* **PROBLEM TO WORK ON**
Collect all lines from the records below that include the word "this".

* **GIVEN DATA**

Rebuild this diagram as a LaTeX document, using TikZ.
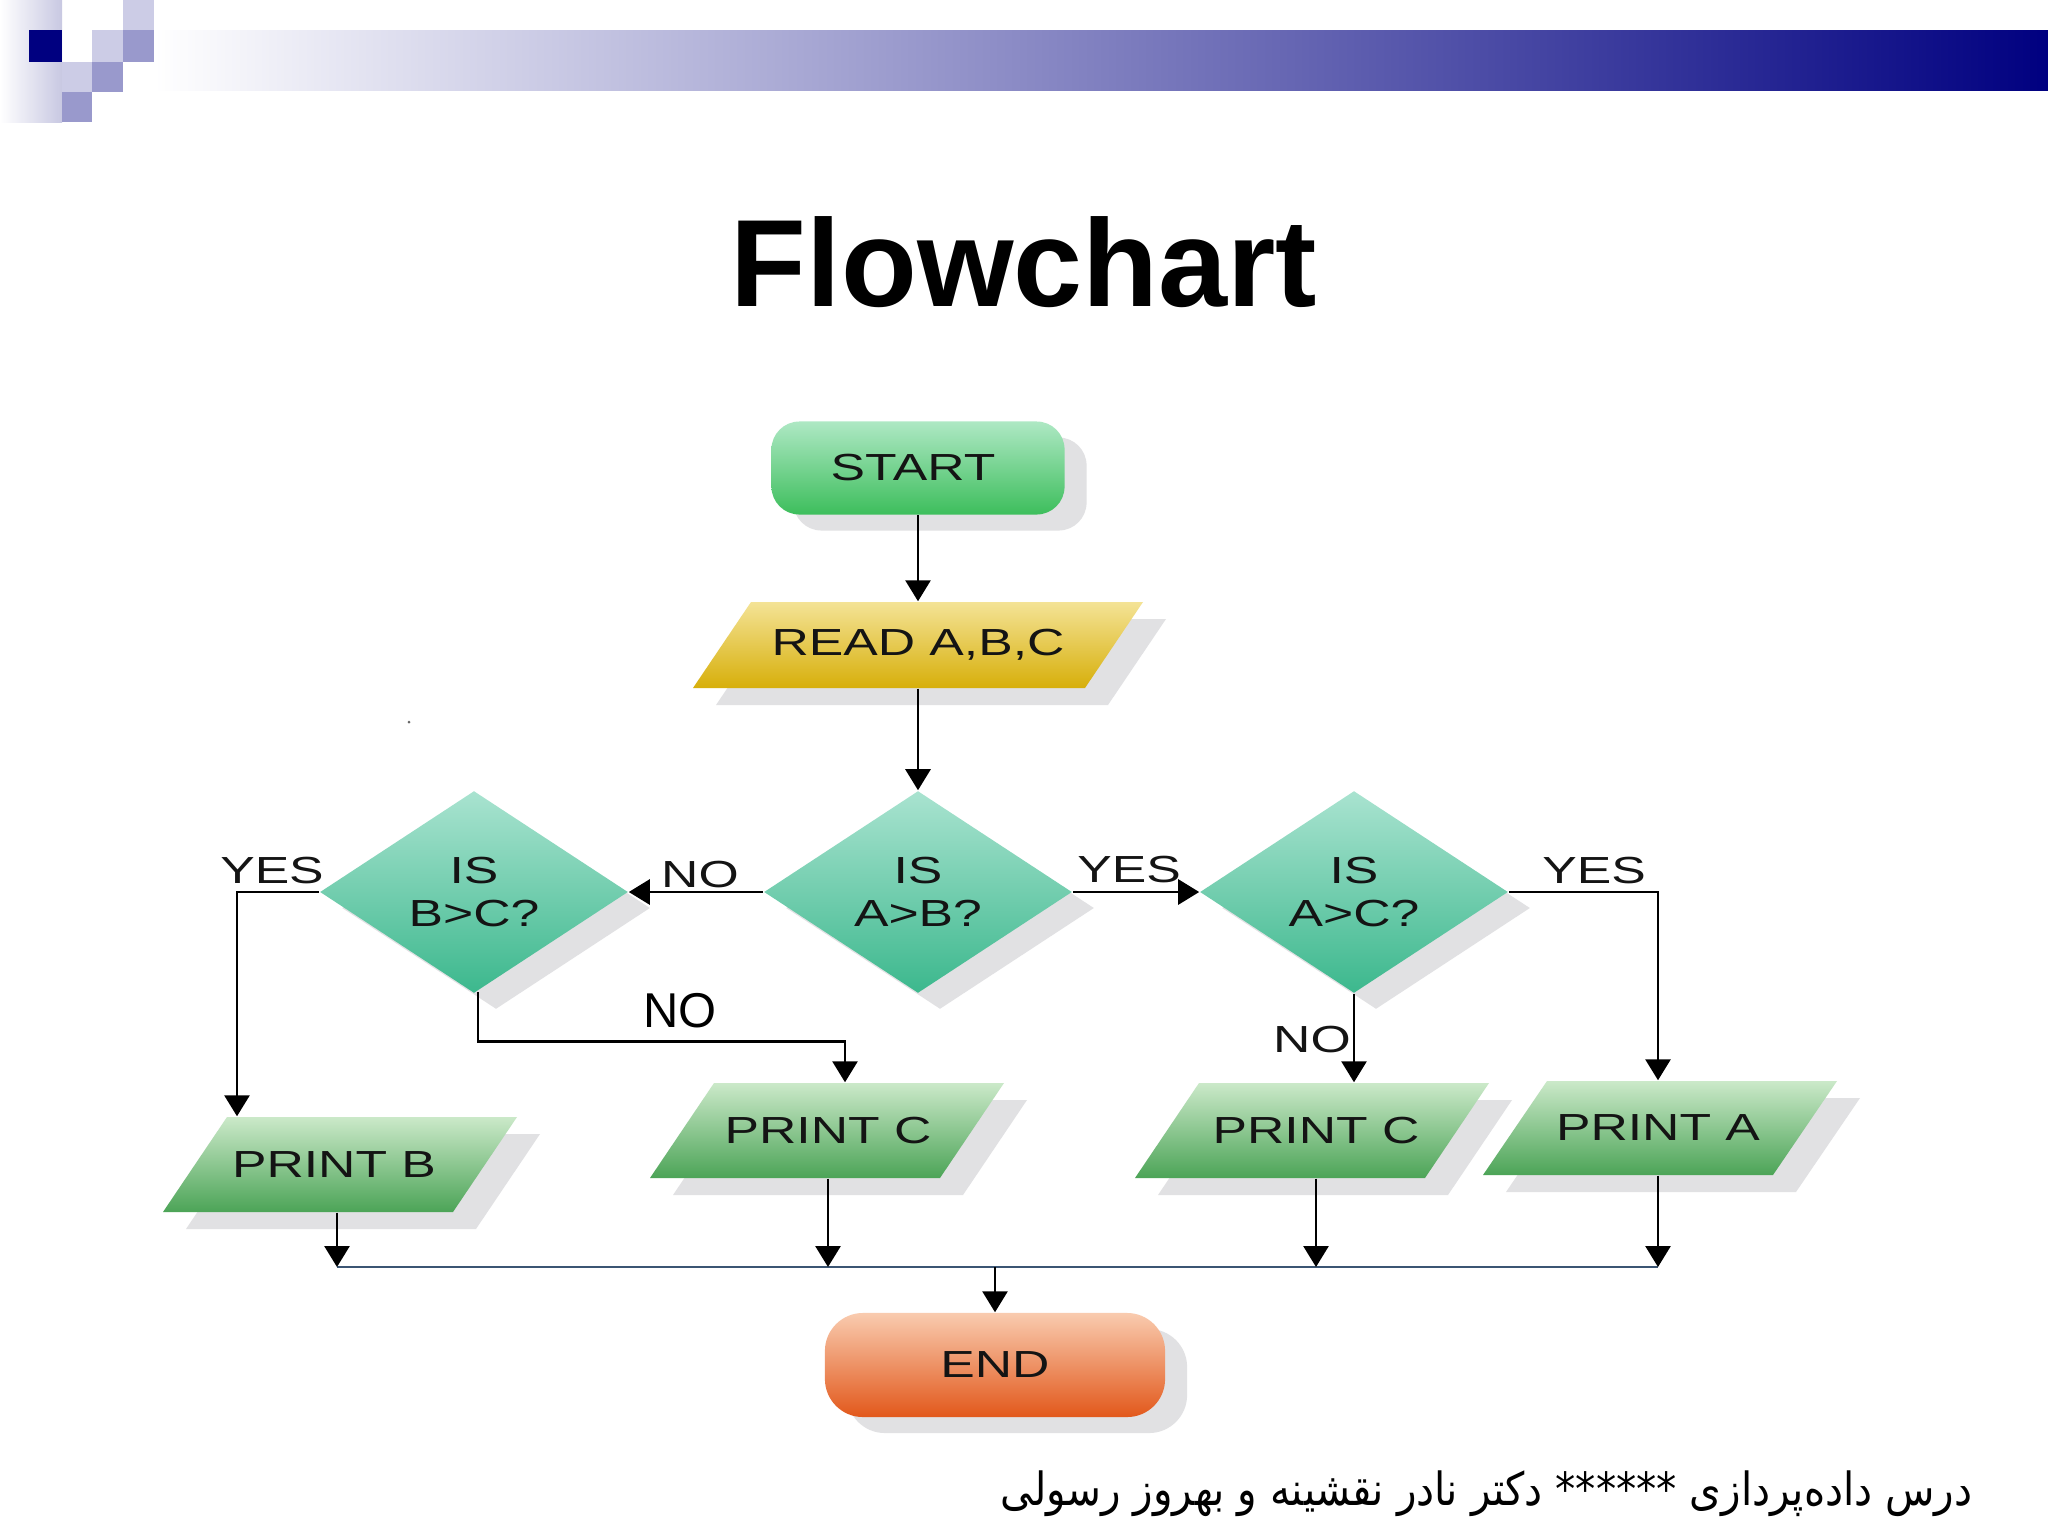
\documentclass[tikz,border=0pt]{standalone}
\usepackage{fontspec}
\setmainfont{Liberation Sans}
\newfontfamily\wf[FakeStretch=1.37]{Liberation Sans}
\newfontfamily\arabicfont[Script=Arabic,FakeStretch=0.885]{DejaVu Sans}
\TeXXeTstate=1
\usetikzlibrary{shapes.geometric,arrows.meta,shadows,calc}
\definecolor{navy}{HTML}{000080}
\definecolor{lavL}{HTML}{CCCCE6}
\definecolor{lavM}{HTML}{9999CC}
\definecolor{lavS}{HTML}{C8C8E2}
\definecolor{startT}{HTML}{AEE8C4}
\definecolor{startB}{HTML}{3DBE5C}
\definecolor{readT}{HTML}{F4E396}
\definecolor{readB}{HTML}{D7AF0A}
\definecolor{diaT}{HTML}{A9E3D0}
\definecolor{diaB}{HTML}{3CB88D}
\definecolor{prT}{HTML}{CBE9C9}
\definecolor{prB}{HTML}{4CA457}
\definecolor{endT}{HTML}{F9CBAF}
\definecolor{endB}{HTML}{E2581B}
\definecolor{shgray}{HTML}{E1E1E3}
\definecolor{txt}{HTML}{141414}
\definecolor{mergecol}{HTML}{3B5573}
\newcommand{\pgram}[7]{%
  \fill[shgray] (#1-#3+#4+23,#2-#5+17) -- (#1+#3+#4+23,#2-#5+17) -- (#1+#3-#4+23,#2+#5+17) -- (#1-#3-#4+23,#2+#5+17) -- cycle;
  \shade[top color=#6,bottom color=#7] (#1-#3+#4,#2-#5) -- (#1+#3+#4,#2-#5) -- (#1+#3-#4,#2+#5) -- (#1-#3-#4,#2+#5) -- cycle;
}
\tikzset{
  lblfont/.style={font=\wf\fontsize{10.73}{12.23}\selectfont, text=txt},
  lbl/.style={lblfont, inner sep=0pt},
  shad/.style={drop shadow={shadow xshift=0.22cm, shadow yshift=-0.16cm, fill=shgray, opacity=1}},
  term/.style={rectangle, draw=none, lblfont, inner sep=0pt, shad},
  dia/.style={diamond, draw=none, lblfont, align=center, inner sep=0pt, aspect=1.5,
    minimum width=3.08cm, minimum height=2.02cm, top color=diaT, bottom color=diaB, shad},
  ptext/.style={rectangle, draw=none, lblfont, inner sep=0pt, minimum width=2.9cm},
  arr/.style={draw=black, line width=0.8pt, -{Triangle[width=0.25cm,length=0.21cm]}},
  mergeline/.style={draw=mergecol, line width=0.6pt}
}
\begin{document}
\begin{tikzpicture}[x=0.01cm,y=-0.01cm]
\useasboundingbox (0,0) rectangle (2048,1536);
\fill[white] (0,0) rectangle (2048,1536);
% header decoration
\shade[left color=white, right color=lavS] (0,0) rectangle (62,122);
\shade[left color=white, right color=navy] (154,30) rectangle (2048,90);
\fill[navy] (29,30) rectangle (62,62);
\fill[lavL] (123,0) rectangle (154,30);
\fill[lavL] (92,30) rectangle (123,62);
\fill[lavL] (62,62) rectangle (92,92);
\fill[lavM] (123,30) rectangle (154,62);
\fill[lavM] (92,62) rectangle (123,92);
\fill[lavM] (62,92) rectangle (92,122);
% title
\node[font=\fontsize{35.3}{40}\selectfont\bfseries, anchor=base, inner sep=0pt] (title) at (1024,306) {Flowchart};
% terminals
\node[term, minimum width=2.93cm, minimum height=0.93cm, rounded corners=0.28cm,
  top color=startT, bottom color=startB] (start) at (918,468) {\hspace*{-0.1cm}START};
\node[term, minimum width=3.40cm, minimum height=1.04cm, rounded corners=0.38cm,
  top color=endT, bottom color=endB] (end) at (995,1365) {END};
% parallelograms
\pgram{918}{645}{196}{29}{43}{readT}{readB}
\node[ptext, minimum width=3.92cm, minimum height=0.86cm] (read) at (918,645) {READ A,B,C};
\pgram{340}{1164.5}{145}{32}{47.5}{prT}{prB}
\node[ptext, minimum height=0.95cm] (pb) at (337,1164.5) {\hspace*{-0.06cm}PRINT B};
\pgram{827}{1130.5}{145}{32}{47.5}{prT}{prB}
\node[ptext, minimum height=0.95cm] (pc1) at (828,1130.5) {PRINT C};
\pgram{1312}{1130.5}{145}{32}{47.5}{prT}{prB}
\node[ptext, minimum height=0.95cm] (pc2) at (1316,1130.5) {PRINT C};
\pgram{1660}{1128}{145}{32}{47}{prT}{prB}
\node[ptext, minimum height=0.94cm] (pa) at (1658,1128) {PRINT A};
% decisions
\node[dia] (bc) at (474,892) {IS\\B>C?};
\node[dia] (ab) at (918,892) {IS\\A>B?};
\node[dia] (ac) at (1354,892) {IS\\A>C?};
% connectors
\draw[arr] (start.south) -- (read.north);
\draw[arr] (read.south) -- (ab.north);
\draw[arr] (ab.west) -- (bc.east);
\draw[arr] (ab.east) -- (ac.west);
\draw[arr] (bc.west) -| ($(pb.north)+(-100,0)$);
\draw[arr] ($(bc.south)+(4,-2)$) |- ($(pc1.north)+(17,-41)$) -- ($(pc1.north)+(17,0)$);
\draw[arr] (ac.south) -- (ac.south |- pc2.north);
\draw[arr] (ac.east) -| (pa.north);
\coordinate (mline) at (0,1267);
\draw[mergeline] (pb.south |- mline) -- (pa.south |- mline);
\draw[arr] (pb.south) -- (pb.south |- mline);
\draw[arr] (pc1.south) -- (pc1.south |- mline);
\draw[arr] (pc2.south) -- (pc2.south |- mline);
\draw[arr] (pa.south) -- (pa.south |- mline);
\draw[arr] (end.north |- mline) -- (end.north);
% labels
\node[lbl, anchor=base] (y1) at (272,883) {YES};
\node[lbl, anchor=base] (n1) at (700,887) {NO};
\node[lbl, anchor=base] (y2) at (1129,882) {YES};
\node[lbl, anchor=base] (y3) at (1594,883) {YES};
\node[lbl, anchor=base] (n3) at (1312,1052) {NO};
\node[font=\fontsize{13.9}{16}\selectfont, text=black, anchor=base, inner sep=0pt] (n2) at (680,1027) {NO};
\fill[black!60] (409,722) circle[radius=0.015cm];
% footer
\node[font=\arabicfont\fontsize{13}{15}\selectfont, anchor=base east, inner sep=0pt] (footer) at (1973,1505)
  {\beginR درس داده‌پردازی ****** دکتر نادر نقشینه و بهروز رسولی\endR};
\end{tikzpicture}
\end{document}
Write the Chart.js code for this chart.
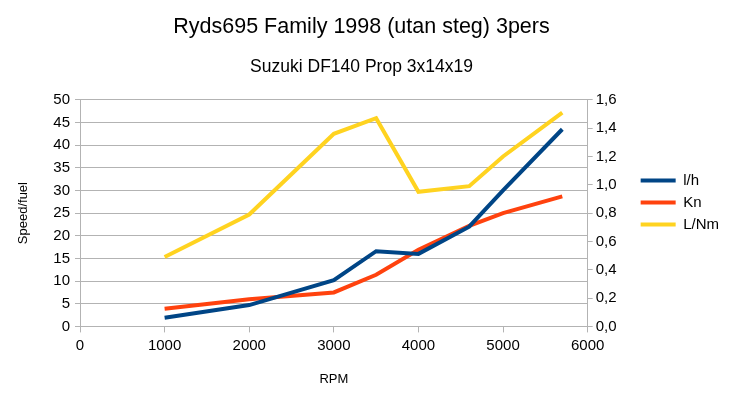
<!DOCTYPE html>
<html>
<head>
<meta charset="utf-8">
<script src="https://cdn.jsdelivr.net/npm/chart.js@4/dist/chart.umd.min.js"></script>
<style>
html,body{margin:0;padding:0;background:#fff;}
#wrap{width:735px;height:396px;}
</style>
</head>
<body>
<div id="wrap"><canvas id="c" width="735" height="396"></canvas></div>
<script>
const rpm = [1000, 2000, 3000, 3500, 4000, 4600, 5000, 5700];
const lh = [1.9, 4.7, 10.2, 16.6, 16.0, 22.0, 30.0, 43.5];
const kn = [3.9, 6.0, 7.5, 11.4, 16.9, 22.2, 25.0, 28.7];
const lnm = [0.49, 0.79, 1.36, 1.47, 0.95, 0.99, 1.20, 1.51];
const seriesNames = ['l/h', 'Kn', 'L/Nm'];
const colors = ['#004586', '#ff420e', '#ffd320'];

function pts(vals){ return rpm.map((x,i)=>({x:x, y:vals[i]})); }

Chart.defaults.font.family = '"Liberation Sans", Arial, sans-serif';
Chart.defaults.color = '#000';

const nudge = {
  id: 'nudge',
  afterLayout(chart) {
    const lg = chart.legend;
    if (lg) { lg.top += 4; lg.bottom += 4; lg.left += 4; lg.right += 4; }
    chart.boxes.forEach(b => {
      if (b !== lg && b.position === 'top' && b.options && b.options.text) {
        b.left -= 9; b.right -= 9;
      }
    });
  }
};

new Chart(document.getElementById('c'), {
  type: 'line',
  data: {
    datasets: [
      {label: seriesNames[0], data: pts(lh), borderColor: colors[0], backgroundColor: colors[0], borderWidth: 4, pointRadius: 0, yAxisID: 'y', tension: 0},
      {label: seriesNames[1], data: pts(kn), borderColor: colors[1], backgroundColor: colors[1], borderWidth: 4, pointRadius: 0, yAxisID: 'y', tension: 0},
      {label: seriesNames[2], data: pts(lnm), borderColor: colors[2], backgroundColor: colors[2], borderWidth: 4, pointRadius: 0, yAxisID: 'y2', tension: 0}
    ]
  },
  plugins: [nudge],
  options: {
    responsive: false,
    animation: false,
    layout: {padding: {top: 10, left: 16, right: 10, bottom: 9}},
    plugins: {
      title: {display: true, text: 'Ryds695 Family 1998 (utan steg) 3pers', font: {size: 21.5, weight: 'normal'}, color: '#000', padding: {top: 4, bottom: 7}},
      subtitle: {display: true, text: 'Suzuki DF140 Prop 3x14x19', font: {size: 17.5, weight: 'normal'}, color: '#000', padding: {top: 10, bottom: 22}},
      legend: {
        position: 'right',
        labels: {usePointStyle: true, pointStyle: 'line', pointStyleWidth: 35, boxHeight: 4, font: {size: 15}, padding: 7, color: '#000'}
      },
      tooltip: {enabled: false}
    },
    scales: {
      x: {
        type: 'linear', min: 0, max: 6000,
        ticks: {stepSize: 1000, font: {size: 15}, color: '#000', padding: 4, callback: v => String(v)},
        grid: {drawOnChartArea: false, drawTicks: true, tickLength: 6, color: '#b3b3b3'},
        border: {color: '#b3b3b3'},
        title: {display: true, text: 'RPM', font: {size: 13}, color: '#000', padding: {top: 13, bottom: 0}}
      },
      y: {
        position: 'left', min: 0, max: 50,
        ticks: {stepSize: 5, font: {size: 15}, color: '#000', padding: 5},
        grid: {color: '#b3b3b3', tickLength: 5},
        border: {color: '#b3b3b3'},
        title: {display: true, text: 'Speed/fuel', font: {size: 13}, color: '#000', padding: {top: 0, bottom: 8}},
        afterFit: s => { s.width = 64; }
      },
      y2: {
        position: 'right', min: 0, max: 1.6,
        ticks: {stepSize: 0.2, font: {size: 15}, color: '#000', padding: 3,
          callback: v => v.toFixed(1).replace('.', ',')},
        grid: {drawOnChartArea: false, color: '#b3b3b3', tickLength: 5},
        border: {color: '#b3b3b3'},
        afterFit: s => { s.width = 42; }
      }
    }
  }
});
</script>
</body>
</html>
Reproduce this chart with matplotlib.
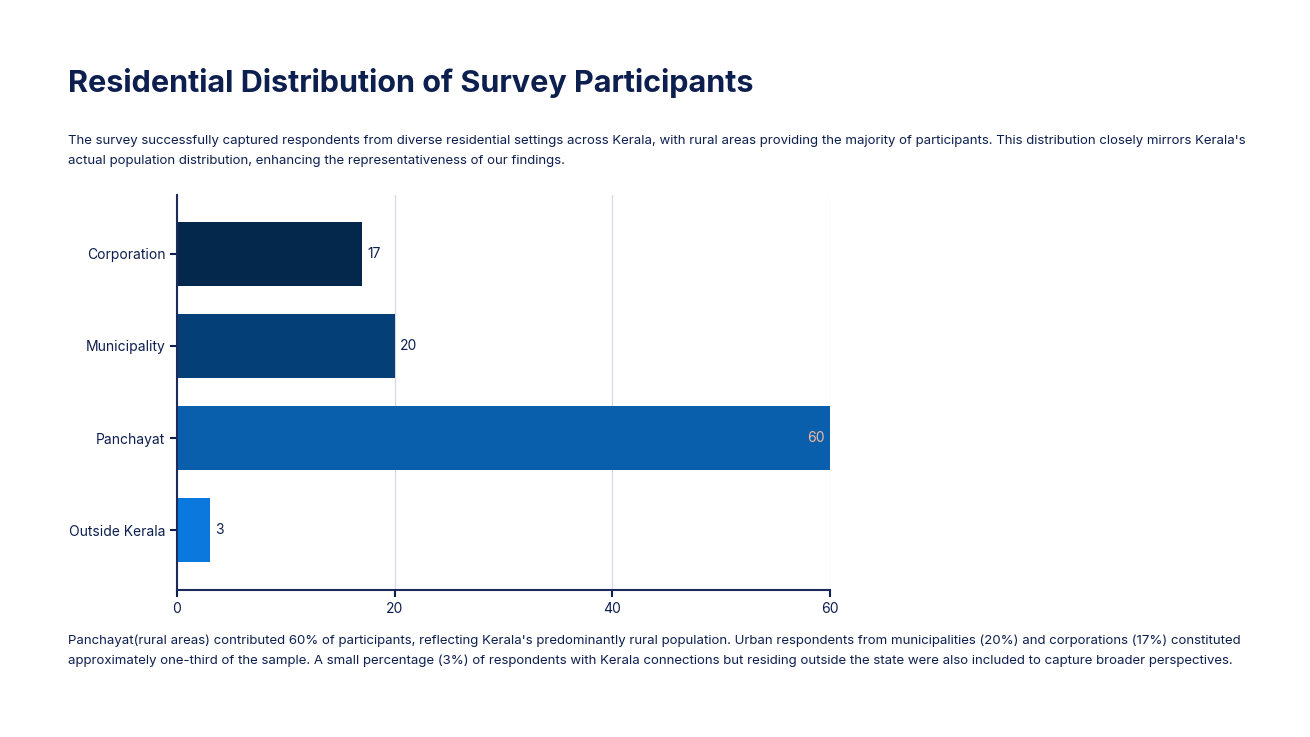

* **WRITTEN RESPONSE**
Rebuild this diagram as a LaTeX document, using TikZ.
Write the Chart.js code for this chart.
Reproduce this chart with matplotlib.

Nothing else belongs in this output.